Нарусэ замолчала. Сугуро тоже молчал, отложив палочки. Казалось, не существует таких слов, которыми можно было бы объяснить психологию этой женщины, нет, не психологию, а нечто ужасное, лежащее много глубже. Нечто ужасное, таящееся в душе каждого человека. Писатель в нем пребывал в растерянности – как все это осмыслить? Как истолковать? А потому не оставалось ничего другого, как просто молчать. Он мог сказать лишь одно – то, что он сейчас услышал, было историей зла. Не история греха – тема его прежних романов, а история зла.
– Следующей будет молока, – объявила официантка.
– Вы любите молоку?
– Я? – Сугуро устало покачал головой. Он действительно устал. – Я уже сыт.
Хотелось вернуться к жене. В семью, пусть иногда она и наводит тоску.

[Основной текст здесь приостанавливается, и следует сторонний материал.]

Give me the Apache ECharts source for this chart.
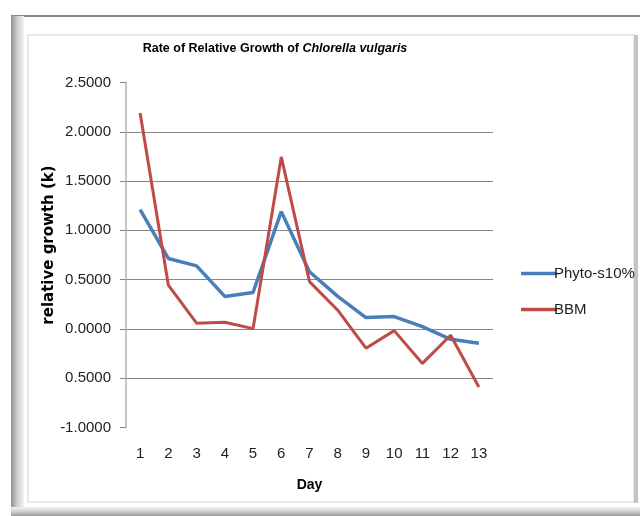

– Кстати, забыла сказать. Ваш портрет – она отдала его мне. На память.
– Это не мой портрет!
– Ах, ну да, портрет самозванца…
Нарусэ, рассмеявшись, кивнула и попросила официантку принести десерт.
– Вы хотите встретиться с самозванцем?
– Что? – удивленно воскликнул Сугуро. – Зачем?
– Я, кажется, вам не говорила. Это Мотоко познакомила меня с ним.
– Кто этот тип?
– Спросите у него сами. А то вы все только выслушиваете чужие рассказы, сами же пальцем не пошевельнете. Алкоголь вы не употребляете. В романах останавливаетесь на полпути, не доходя до сути. Боитесь, как бы кого не потревожить… Спасаетесь бегством.
Она улыбалась, но в ее глазах он прочел откровенный вызов.
– Вы можете устроить мне встречу? – спросил он хрипло. – С ним?
– Ну, допустим, в следующую пятницу, вас устроит?
– В следующую пятницу, то есть тринадцатого?
– Ах да… Несчастливый день, с вашей точки зрения. Для христиан – день, когда умер Христос.
– Так говорят, но…
– Если есть желание встретиться с этим человеком, приходите в пятницу вот сюда, – она открыла сумочку, достала серебристую шариковую ручку и набросала на салфетке схему улиц. – Буду ждать вас здесь.